В.И. Алдонясов. Возможно, я вас покину в ближайшее время в связи с назначением, которое, видимо, все‑таки состоится. Я стану, скорее всего, директором нашего культурного центра в Белграде. Поэтому хотел бы воспользоваться случаем и поблагодарить всех за те годы — очень приятные — когда я с вами здесь сотрудничал. Надеюсь на продолжение этого сотрудничества в будущем во всех возможных «ракурсах», у нас прямой контакт сохраняется. Белград очень интересен в плане диалога цивилизаций и взаимодействия с самыми разными структурами, в том числе с сербскими организациями.
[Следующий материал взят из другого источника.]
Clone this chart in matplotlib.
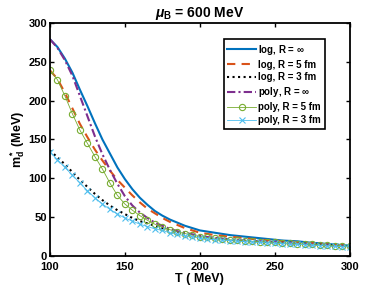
import numpy as np
import matplotlib.pyplot as plt

plt.rcParams['font.family'] = ['Liberation Sans', 'DejaVu Sans']
plt.rcParams['font.weight'] = 'bold'
plt.rcParams['mathtext.fontset'] = 'custom'
plt.rcParams['mathtext.rm'] = 'Liberation Sans:bold'
plt.rcParams['mathtext.it'] = 'Liberation Sans:italic:bold'
plt.rcParams['mathtext.bf'] = 'Liberation Sans:bold'

T = np.arange(100, 301, 5)

log_inf = [279, 269, 254, 236, 214, 193, 171, 150, 132, 114, 99, 86, 75, 66, 58, 52, 47, 43, 39, 36, 33,
           31.5, 30, 28.5, 27, 26, 25, 24, 23, 22, 21, 20, 19.5, 19, 18, 17, 16.5, 15.5, 15, 14, 13.5]
log_r5 = [239, 228, 210, 190, 170, 153, 137, 123, 110, 98, 88, 78, 69, 61, 55, 49, 44, 40, 36, 33, 30,
          28.5, 27, 26, 25, 24, 23, 22, 21, 20.5, 20, 19, 18.5, 18, 17, 16.5, 16, 15, 14.5, 14, 13]
log_r3 = [136, 127, 118, 108, 98, 89, 80, 72, 65, 59, 54, 49, 45, 42, 39, 36, 33, 31, 29, 27, 25,
          24, 23, 22, 21, 20.5, 20, 19, 18.5, 18, 17.5, 17, 16.5, 16, 15.5, 15, 14.5, 14, 13.5, 13, 12.5]
poly_inf = [279, 268, 252, 232, 206, 180, 154, 131, 111, 93, 77, 65, 56, 49, 43, 39, 35, 32, 30, 28, 26,
            24.5, 23.5, 22.5, 21.5, 20.5, 20, 19.5, 19, 18.5, 18, 17.5, 16.5, 16, 15.5, 15, 14.5, 14, 13.5, 13, 12.5]
poly_r5 = [239, 227, 206, 183, 162, 145, 128, 112, 94, 78, 67, 59, 52, 46, 41, 37, 34, 31, 29, 27, 25,
           24, 23, 22, 21, 20.5, 20, 19, 18.5, 18, 17.5, 17, 16.5, 16, 15.5, 15, 14.5, 14, 13.5, 13, 12.5]
poly_r3 = [134, 124, 114, 104, 94, 84, 75, 67, 60, 54, 49, 45, 41, 38, 35, 33, 30, 28, 26, 25, 23,
           22, 21, 20.5, 20, 19, 18.5, 18, 17.5, 17, 16.5, 16, 15.5, 15, 14.5, 14, 13.5, 13, 12.5, 12, 12]

fig = plt.figure(figsize=(3.87, 2.9), dpi=100)
ax = fig.add_axes([0.129, 0.117, 0.775, 0.804])

ax.plot(T, log_inf, '-', color='#0072BD', lw=1.5, label=r'log, R = $\infty$')
ax.plot(T, log_r5, '--', color='#D95319', lw=1.5, dashes=(4, 3), label='log, R = 5 fm')
ax.plot(T, log_r3, ':', color='black', lw=1.5, label='log, R = 3 fm')
ax.plot(T, poly_inf, '-.', color='#7E2F8E', lw=1.5, dashes=(4, 1.5, 1, 1.5), label=r'poly, R = $\infty$')
ax.plot(T, poly_r5, '-', color='#77AC30', lw=0.6, marker='o', ms=4.5, mfc='none', mew=0.8,
        label='poly, R = 5 fm')
ax.plot(T, poly_r3, '-', color='#4DBEEE', lw=0.6, marker='x', ms=4, mew=0.8,
        label='poly, R = 3 fm')

ax.set_xlim(100, 300)
ax.set_ylim(0, 300)
ax.set_xticks(np.arange(100, 301, 50))
ax.set_yticks(np.arange(0, 301, 50))
ax.tick_params(direction='in', top=True, right=True, length=3, width=1, labelsize=8)
ax.tick_params(axis='x', pad=4)
ax.tick_params(axis='y', pad=2)
for s in ax.spines.values():
    s.set_linewidth(1.3)

ax.set_xlabel('T ( MeV)', fontsize=9, fontweight='bold', labelpad=1)
ax.set_ylabel(r'm$_\mathregular{d}^*$ (MeV)', fontsize=9, fontweight='bold', labelpad=1)
ax.set_title(r'$\mu_\mathregular{B}$ = 600 MeV', fontsize=10, fontweight='bold', pad=4)

leg = ax.legend(loc='upper left', bbox_to_anchor=(0.58, 0.93), handlelength=3,
                handletextpad=0.2, labelspacing=0.3, borderpad=0.35, borderaxespad=0,
                fancybox=False, framealpha=1, prop={'weight': 'bold', 'size': 7})
leg.get_frame().set_edgecolor('black')
leg.get_frame().set_linewidth(1.2)

fig.savefig('out.png', dpi=100)
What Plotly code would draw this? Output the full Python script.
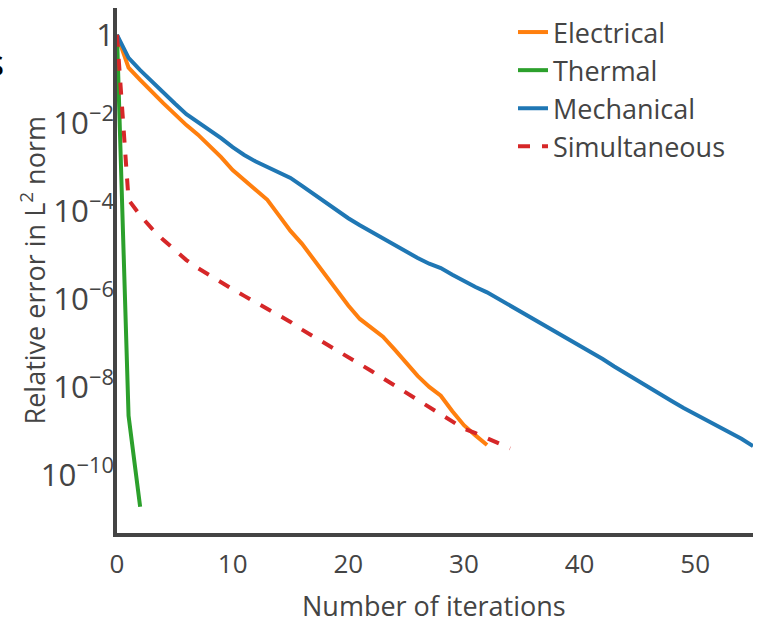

Я скоро окажусь там (паспорта уже получены), и всех присутствующих я буду рад там видеть. Мы будем проводить самые разные мероприятия по линии Россотрудничества — «круглые столы» и так далее.

Пользуясь случаем, сделаю завершающую ремарку. То, что у нас много недочетов в программировании будущего, — это не значит, что такие проблемы стоят перед людьми во всем мире. Американцы и в ряде крупных западных стран действуют прежде всего по прецедентам: то, что у них один раз получилось, они начинают тиражировать. Посмотрите, все вопросы решаются через бомбардировки — бомбардировки Югославии, Саддама Хусейна, теперь бомбардировки Каддафи, Афганистана, Ирака, то есть их методика, прогнозирование и проектирование будущего нам уже совершенно понятны. Они подводят к этому ситуацию потихонечку, десятилетиями, и потом — радикальное решение вопроса путем вооруженного вмешательства и насаждения тех режимов, которые им, естественно, интересны.

И нас при этом уже никто не спрашивает…

Борис Николаевич Ельцин, когда начались бомбежки Югославии, стукнул кулаком по столу и сказал: «Ответить!» Один тральщик отделился от нашего причала (его показали по телевизору, он чуть не утонул в Черном море, еле-еле приплыл) — это был наш ответ. А там стоял Шестой флот США и вот этими «Томагавками „ дубасил по центру Европы. Гитлер так не бомбил, как они бомбили.

То есть давайте, господа, все‑таки к реалиям поближе, потому что нам противостоит колоссальная мощь, которую мы называем «мировое сообщество», стальной кулак, вооруженная мощь, которая все вопросы старается решить при помощи бомбардировок, танков, а уж потом задумывается о последствиях, как это всё преподнести. Поэтому где там наше место в этом прицеле? На перепутье.

Л.В. Гевелинг. Коллеги, в этом контексте хочу высказать такое соображение. Мы планируем в июне (с руководством нашего Экспертного совета это согласовано) показать вам некоторые новые технологии моделирования и проектирования мира; это будет команда из 30 молодых ребят, мои аспиранты. Мы покажем вам имитационное моделирование мира «Россия в миропроектах», всех основных игроков на мировой поляне, как могла бы смотреться Россия, какие возможны потенциальные ходы, как учитывать расклады на будущее. Конечно, это первые серьезные шаги, но задел уже есть.

Поэтому приглашаю тех, кому это интересно, и на международный симпозиум, тема — «Рефлексивные процессы управления», в Институте философии в октябре. Думаю, что это будет интересно. Мировые лидеры будут присутствовать в этой области, в том числе мой учитель Владимир Александрович Лефевр из Америки; там международные вопросы тоже будут обсуждаться.

Пожалуйста.

А.И. Агеев. Информация. В МЧС России (я являюсь членом Экспертного совета) рассматривался вопрос о Японии. Я Вячеславу Ивановичу Алдонясову хочу пас полезный сделать, чтобы мы не были излишне критичны к нашей науке прогнозов. Предвестники землетрясения были обнаружены 29 января, и с тех пор на 7—9 месяцев практически вся Камчатка, Курилы и север Японии находятся под угрозой землетрясения. Судя по сейсмической карте и по тому, что там происходит, трясти будет еще долго. Вопрос лишь в том, 9 или 10 баллов.

Л.В. Гевелинг. Коллеги, кто‑то хочет высказаться кратко по поводу сегодняшнего заседания? Пожалуйста.

Из зала. Когда следующее?

Л.В. Гевелинг. Это руководство определит. А как впечатление от сегодняшнего заседания? По‑моему, интересное оно было. Спасибо большое за работу.